SYMP 13-2 - Setting targets for restoration: How will we get there if we don’t know where we are going?

Wednesday, August 8, 2007: 1:55 PM
A1&8, San Jose McEnery Convention Center
Paul Keddy, Department of Biological Sciences, Southeastern Louisiana University, Hammond, LA

(1) Targets. Few people would climb into an airplane for a trip without first knowing the destination.  I will share some examples of restoration targets from Europe and North America. We still need a consensus map (ecological target) for restoration of coastal Louisiana. One such map has been developed for the New Orleans region. 

(2) Scale.  Targets can be set at many scales, from specific sites, to ecoregions, to the biosphere. The criteria used will vary with scale.
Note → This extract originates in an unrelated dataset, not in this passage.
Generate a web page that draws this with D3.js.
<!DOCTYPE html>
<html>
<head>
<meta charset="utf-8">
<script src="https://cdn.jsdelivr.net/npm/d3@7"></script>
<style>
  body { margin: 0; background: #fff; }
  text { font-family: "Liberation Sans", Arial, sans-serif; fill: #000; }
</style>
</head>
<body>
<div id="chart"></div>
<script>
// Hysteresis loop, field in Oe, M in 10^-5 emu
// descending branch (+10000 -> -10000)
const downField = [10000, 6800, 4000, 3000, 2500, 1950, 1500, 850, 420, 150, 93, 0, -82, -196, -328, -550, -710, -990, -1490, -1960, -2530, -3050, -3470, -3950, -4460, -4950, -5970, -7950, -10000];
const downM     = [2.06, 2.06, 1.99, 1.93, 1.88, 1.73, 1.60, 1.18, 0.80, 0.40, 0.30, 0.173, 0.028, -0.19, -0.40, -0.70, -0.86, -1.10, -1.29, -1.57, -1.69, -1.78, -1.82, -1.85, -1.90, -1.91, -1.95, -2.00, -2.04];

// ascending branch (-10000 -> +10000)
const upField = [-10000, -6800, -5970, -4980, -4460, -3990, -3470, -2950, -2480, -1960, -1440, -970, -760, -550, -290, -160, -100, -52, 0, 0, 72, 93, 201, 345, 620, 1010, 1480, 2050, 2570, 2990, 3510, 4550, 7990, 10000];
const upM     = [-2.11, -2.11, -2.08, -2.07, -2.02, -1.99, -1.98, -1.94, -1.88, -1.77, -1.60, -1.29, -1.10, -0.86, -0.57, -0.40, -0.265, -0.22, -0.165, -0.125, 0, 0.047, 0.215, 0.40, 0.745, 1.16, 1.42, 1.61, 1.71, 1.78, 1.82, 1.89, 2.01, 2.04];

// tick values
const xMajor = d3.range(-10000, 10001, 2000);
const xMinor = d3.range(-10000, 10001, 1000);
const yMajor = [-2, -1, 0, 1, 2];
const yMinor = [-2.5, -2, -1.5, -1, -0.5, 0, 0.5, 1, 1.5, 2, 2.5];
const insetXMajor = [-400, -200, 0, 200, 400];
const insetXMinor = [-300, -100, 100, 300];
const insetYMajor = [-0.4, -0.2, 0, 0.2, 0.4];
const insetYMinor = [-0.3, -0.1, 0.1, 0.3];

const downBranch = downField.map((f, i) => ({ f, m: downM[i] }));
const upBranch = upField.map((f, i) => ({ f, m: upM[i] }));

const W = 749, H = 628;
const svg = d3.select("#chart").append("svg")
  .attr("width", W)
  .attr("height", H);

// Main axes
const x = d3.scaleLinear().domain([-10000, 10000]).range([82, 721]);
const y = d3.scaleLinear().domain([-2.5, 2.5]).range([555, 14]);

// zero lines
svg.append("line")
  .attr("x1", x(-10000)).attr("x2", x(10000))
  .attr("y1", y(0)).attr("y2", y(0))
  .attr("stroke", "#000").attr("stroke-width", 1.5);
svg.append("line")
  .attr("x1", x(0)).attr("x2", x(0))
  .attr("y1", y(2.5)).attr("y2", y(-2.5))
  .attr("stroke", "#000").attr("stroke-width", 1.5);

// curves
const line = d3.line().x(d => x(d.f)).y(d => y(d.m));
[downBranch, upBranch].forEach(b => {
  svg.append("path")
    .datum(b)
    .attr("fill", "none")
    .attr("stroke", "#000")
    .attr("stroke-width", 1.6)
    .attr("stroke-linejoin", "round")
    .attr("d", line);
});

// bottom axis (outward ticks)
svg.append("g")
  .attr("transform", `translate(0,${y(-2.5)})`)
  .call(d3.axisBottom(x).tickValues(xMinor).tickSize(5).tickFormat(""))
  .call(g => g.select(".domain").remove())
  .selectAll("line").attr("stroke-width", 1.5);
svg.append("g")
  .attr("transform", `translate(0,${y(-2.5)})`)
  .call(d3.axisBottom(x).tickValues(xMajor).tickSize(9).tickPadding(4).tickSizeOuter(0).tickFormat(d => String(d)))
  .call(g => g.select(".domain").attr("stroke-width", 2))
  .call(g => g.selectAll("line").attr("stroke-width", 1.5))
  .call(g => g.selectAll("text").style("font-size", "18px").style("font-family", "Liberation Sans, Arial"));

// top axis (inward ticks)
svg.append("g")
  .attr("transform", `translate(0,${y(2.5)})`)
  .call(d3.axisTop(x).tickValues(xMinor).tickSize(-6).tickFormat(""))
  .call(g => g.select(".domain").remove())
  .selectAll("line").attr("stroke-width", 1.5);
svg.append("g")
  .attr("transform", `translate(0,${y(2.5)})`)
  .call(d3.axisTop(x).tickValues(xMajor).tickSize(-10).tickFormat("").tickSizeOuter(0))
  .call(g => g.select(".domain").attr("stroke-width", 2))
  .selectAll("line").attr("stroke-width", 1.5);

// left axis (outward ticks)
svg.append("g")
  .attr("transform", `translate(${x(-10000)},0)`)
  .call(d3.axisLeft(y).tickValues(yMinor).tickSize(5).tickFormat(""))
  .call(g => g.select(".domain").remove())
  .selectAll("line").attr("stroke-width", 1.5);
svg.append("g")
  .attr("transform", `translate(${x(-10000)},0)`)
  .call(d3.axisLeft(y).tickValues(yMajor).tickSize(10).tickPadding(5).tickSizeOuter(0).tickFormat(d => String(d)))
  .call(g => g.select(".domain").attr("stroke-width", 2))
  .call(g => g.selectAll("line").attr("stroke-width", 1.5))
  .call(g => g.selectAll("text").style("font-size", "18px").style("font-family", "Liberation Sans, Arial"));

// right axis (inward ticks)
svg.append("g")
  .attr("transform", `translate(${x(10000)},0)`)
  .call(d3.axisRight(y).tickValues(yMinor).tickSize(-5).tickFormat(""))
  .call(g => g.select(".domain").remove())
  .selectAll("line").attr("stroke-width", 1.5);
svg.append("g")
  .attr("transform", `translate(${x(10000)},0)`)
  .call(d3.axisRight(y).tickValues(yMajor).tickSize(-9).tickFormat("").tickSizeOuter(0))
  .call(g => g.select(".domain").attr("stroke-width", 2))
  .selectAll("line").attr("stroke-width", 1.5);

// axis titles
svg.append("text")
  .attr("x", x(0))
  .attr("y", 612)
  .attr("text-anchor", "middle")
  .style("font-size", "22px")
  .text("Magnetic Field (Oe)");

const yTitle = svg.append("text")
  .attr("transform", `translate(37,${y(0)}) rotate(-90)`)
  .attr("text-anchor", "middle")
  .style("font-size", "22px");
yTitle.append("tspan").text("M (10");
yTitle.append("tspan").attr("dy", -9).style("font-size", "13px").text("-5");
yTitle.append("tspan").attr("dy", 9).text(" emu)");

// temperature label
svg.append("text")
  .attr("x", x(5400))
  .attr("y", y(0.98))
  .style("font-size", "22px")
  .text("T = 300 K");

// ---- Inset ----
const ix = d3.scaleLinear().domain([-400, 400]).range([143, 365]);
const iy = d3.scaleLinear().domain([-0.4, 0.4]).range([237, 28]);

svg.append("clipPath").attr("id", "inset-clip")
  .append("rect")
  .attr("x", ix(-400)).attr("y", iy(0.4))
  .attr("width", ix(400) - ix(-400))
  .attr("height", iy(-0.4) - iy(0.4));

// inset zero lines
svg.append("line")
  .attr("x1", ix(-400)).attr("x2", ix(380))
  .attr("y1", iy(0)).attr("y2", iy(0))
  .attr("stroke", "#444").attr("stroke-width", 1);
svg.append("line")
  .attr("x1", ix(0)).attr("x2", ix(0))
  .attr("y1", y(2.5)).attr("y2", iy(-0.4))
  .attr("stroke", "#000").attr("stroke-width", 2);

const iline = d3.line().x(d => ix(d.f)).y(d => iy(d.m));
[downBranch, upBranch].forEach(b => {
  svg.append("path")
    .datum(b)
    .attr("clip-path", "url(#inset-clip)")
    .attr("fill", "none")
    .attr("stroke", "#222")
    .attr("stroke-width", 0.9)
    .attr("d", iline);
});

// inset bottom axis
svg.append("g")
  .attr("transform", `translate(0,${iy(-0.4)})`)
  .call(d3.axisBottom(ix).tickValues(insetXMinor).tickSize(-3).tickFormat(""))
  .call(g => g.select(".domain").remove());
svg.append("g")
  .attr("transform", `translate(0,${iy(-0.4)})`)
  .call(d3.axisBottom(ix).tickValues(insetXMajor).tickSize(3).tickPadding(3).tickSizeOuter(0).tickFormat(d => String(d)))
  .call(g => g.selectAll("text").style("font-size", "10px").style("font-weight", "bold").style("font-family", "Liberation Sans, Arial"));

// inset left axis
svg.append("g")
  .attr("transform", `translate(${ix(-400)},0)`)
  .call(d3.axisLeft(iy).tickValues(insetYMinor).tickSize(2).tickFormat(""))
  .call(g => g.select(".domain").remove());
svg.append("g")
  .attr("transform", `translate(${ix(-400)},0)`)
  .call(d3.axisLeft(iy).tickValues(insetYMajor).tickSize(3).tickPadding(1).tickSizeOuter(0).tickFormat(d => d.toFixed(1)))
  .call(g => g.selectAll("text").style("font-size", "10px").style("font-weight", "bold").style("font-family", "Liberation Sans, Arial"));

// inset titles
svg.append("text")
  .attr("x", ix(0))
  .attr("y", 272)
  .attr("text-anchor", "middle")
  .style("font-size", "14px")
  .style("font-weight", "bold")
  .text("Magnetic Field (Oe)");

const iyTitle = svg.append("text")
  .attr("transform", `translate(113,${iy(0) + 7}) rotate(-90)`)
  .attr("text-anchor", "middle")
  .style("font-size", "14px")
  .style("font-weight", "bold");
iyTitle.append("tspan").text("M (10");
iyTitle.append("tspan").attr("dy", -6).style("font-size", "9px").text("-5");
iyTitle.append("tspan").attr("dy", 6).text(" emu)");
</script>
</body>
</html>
Upland areas may be easier to restore than coastal areas.  In uplands, the habitat template is largely fixed, while in coastal areas, flooding and sedimentation create the habitat template.  The future coastline of Louisiana will depend upon processes at multiple scales, including flood regimes (influenced by levee construction many miles away) and rising sea levels (influenced by global trends). 

(3) Sociological criteria. The technical side requires that we explicitly state (a) the target properties and (b) the target area. The sociological side requires that we address human irrationality, particularly habitual patterns of thought and behavior. In Louisiana, many citizens support restoration – if it can be done without inconvenience.  Restoration options are constrained by the social and psychological commitments to pumping more off shore oil, driving SUVs, building houses on concrete slabs in lowlands, and paying low taxes.  

It is easy to underestimate the forces contrary to restoration. There is already a future target for much of Louisiana (and North America) – strip malls enmeshed in sprawling suburbs with herbicided lawns and two SUVs in each driveway.  Money can still be made by building in coastal wetlands, by logging coastal forests, by constructing levees, and by stalling decisions. Scientists can address the technical issues of (1) and (2), but even if we do, there is risk that the sociological constraints will render us irrelevant.